If they are truly underpaid, then they should ask for more money and get it. If they are not underpaid and ask for more money lest penalty x, then the market effect for employers is the same.

A further problem, as illustrated by your definitions of underpayment with which I disagree, is who is to decide what being underpaid means?

The answer to that question is that what constitutes underpayment will always be murky as far as the market is concerned and therefore, again, my point stands. Pay will never be enough, as a point of fact.

>No. I'd never talk about a fortune 500 CEO or a FAANG engineer as being underpaid.

"Never". That's a perfect example of the self-centered view of much of labor advocacy. Not only do they publicly only take the other side of the market into account when it opportunistically suits them (ie: when bucking for asset ownership or when owning assets themsevles), they have trouble comprehending how their own principles might scale to different skill levels in the labor pool.

> I see what you're saying, but the real world is a lot more morally complicated that the single-axis world where your comment here makes sense.

I disagree with your single-axis categorization. I disagree with the implication that this is largely a moral argument.

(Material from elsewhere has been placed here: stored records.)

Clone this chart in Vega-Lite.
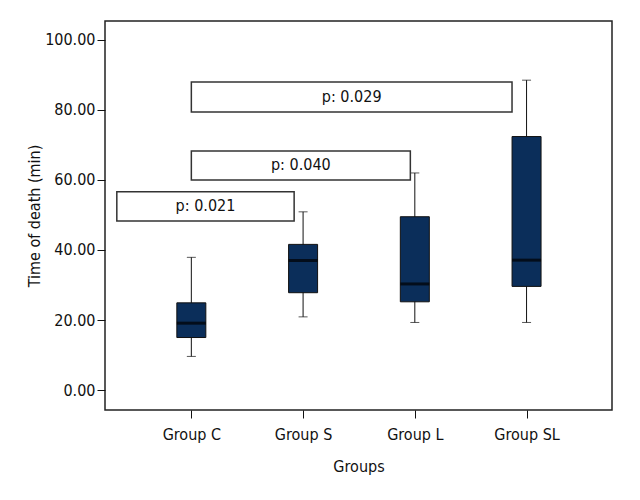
{
  "$schema": "https://vega.github.io/schema/vega-lite/v6.json",
  "width": 507,
  "height": 389,
  "autosize": {"type": "none"},
  "padding": {"left": 105, "top": 21, "right": 28, "bottom": 90},
  "config": {
    "font": "DejaVu Sans Condensed, Liberation Sans, sans-serif",
    "view": {"stroke": "#222", "strokeWidth": 1.5}
  },
  "datasets": {
    "boxes": [
      {"group": "Group C", "pos": 1, "min": 9.6, "q1": 15.0, "median": 19.1, "q3": 24.9, "max": 37.9},
      {"group": "Group S", "pos": 2, "min": 20.9, "q1": 27.8, "median": 37.0, "q3": 41.6, "max": 50.9},
      {"group": "Group L", "pos": 3, "min": 19.3, "q1": 25.2, "median": 30.3, "q3": 49.5, "max": 62.0},
      {"group": "Group SL", "pos": 4, "min": 19.3, "q1": 29.6, "median": 37.1, "q3": 72.4, "max": 88.5}
    ],
    "pvals": [
      {"label": "p: 0.021", "x1": 0.333, "x2": 1.92, "y1": 48.3, "y2": 56.6},
      {"label": "p: 0.040", "x1": 1.0, "x2": 2.96, "y1": 60.0, "y2": 68.3},
      {"label": "p: 0.029", "x1": 1.0, "x2": 3.87, "y1": 79.4, "y2": 88.0}
    ]
  },
  "layer": [
    {
      "data": {"name": "boxes"},
      "mark": {"type": "rule", "color": "#111", "strokeWidth": 1},
      "encoding": {
        "x": {
          "field": "pos", "type": "quantitative",
          "scale": {"domain": [0.272, 4.72], "nice": false, "zero": false},
          "axis": {
            "values": [1, 2, 3, 4],
            "labelExpr": "datum.value == 1 ? 'Group C' : datum.value == 2 ? 'Group S' : datum.value == 3 ? 'Group L' : 'Group SL'",
            "title": "Groups",
            "grid": false,
            "domain": false,
            "tickColor": "#111",
            "tickSize": 8,
            "labelFontSize": 16,
            "labelColor": "#111",
            "labelPadding": 8,
            "titleFontSize": 16,
            "titleFontWeight": "normal",
            "titleColor": "#111",
            "titlePadding": 16
          }
        },
        "y": {
          "field": "min", "type": "quantitative",
          "scale": {"domain": [-5.7, 105.4], "nice": false, "zero": false},
          "axis": {
            "values": [0, 20, 40, 60, 80, 100],
            "format": ".2f",
            "title": "Time of death (min)",
            "grid": false,
            "domain": false,
            "tickColor": "#111",
            "tickSize": 8,
            "labelFontSize": 16,
            "labelColor": "#111",
            "labelPadding": 2,
            "titleFontSize": 16,
            "titleFontWeight": "normal",
            "titleColor": "#111",
            "titlePadding": 2
          }
        },
        "y2": {"field": "max"}
      }
    },
    {
      "data": {"name": "boxes"},
      "mark": {"type": "tick", "orient": "horizontal", "color": "#111", "size": 9, "thickness": 1},
      "encoding": {
        "x": {"field": "pos", "type": "quantitative"},
        "y": {"field": "max", "type": "quantitative"}
      }
    },
    {
      "data": {"name": "boxes"},
      "mark": {"type": "tick", "orient": "horizontal", "color": "#111", "size": 9, "thickness": 1},
      "encoding": {
        "x": {"field": "pos", "type": "quantitative"},
        "y": {"field": "min", "type": "quantitative"}
      }
    },
    {
      "data": {"name": "boxes"},
      "mark": {"type": "bar", "orient": "vertical", "size": 29, "fill": "#0b2e5a", "stroke": "#111", "strokeWidth": 1},
      "encoding": {
        "x": {"field": "pos", "type": "quantitative"},
        "y": {"field": "q1", "type": "quantitative"},
        "y2": {"field": "q3"}
      }
    },
    {
      "data": {"name": "boxes"},
      "mark": {"type": "tick", "orient": "horizontal", "color": "#000", "size": 29, "thickness": 3},
      "encoding": {
        "x": {"field": "pos", "type": "quantitative"},
        "y": {"field": "median", "type": "quantitative"}
      }
    },
    {
      "data": {"name": "pvals"},
      "mark": {"type": "rect", "fill": "#fff", "stroke": "#333", "strokeWidth": 1.5},
      "encoding": {
        "x": {"field": "x1", "type": "quantitative"},
        "x2": {"field": "x2"},
        "y": {"field": "y1", "type": "quantitative"},
        "y2": {"field": "y2"}
      }
    },
    {
      "data": {"name": "pvals"},
      "transform": [
        {"calculate": "(datum.x1 + datum.x2) / 2", "as": "xm"},
        {"calculate": "(datum.y1 + datum.y2) / 2", "as": "ym"}
      ],
      "mark": {"type": "text", "fontSize": 16, "color": "#111", "baseline": "middle", "align": "center"},
      "encoding": {
        "x": {"field": "xm", "type": "quantitative"},
        "y": {"field": "ym", "type": "quantitative"},
        "text": {"field": "label"}
      }
    }
  ]
}
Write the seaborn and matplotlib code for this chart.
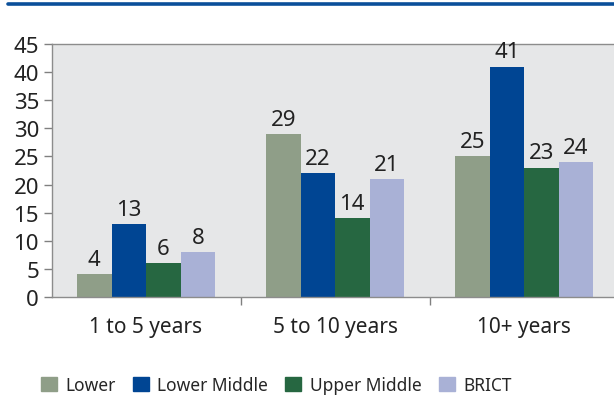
import pandas as pd
import matplotlib.pyplot as plt
import seaborn as sns
from matplotlib.lines import Line2D

# Chart data
periods = ["1 to 5 years", "5 to 10 years", "10+ years"]
groups = ["Lower", "Lower Middle", "Upper Middle", "BRICT"]
lower = [4, 29, 25]
lower_middle = [13, 22, 41]
upper_middle = [6, 14, 23]
brict = [8, 21, 24]
colors = ["#8f9e88", "#004593", "#266741", "#a9b1d6"]
y_ticks = [0, 5, 10, 15, 20, 25, 30, 35, 40, 45]


def build_frame():
    rows = []
    for name, vals in zip(groups, [lower, lower_middle, upper_middle, brict]):
        for p, v in zip(periods, vals):
            rows.append({"Period": p, "Group": name, "Value": v})
    return pd.DataFrame(rows)


def draw(df):
    sns.set_style("white")
    plt.rcParams["font.family"] = ["Noto Sans", "DejaVu Sans"]
    fig = plt.figure(figsize=(6.14, 4.02), dpi=100)
    ax = fig.add_axes([0.0839, 0.259, 0.9235, 0.629])
    ax.set_facecolor("#e6e7e8")

    sns.barplot(data=df, x="Period", y="Value", hue="Group", order=periods,
                hue_order=groups, palette=colors, width=0.73, saturation=1,
                edgecolor="none", ax=ax, legend=False)

    for cont in ax.containers:
        ax.bar_label(cont, fontsize=16, padding=3, color="#222222")

    ax.set_xlim(-0.5, 2.5)
    ax.set_ylim(0, 45)
    ax.set_yticks(y_ticks)
    ax.tick_params(axis="y", labelsize=16, length=6, width=1, color="#808080",
                   direction="out", left=True, pad=3, labelcolor="#222222")
    ax.set_xticks(range(len(periods)))
    ax.set_xticklabels(periods)
    ax.tick_params(axis="x", which="major", length=0, labelsize=15, pad=14,
                   labelcolor="#222222")
    ax.set_xticks([0.5, 1.5], minor=True)
    ax.tick_params(axis="x", which="minor", length=6, width=1,
                   color="#808080", direction="out", bottom=True)
    ax.set_xlabel("")
    ax.set_ylabel("")
    for side in ["left", "top", "bottom", "right"]:
        ax.spines[side].set_color("#8c8c8c")
        ax.spines[side].set_linewidth(1)

    # blue rule at top of figure
    fig.add_artist(Line2D([0.013, 1.0], [0.987, 0.987], color="#0a4f9a",
                          linewidth=2.6, transform=fig.transFigure))

    handles = [plt.Rectangle((0, 0), 1, 1, color=c) for c in colors]
    fig.legend(handles, groups, loc="center", bbox_to_anchor=(0.45, 0.04),
               ncol=4, frameon=False, fontsize=12.5, handlelength=0.9,
               handleheight=0.9, columnspacing=1.0, handletextpad=0.5,
               borderaxespad=0, borderpad=0)
    fig.savefig("out.png", dpi=100)


def main():
    df = build_frame()
    draw(df)


if __name__ == "__main__":
    main()
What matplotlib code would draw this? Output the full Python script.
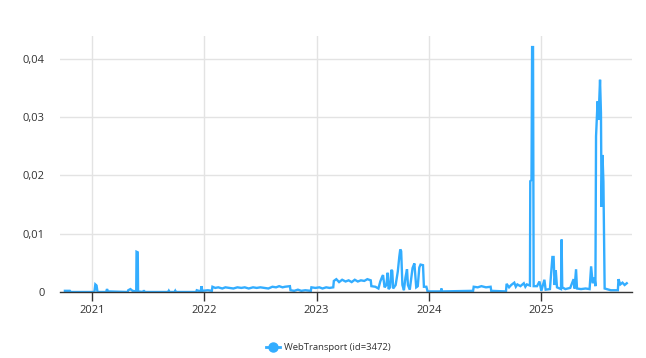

I disagree with the assumption you would be able to make moral assertions that had any impact on the economic forces that determine pay and job availability, given the mentioned constraint (mass immigration). My original point is that the labor market will not be able to have it all. It has to choose, and clearly it has made its choice.

But in its defense, the pro-labor market was co-opted generations ago by Business. That dissonance that you percieve and interpret as "moral complexity" is exactly their influence.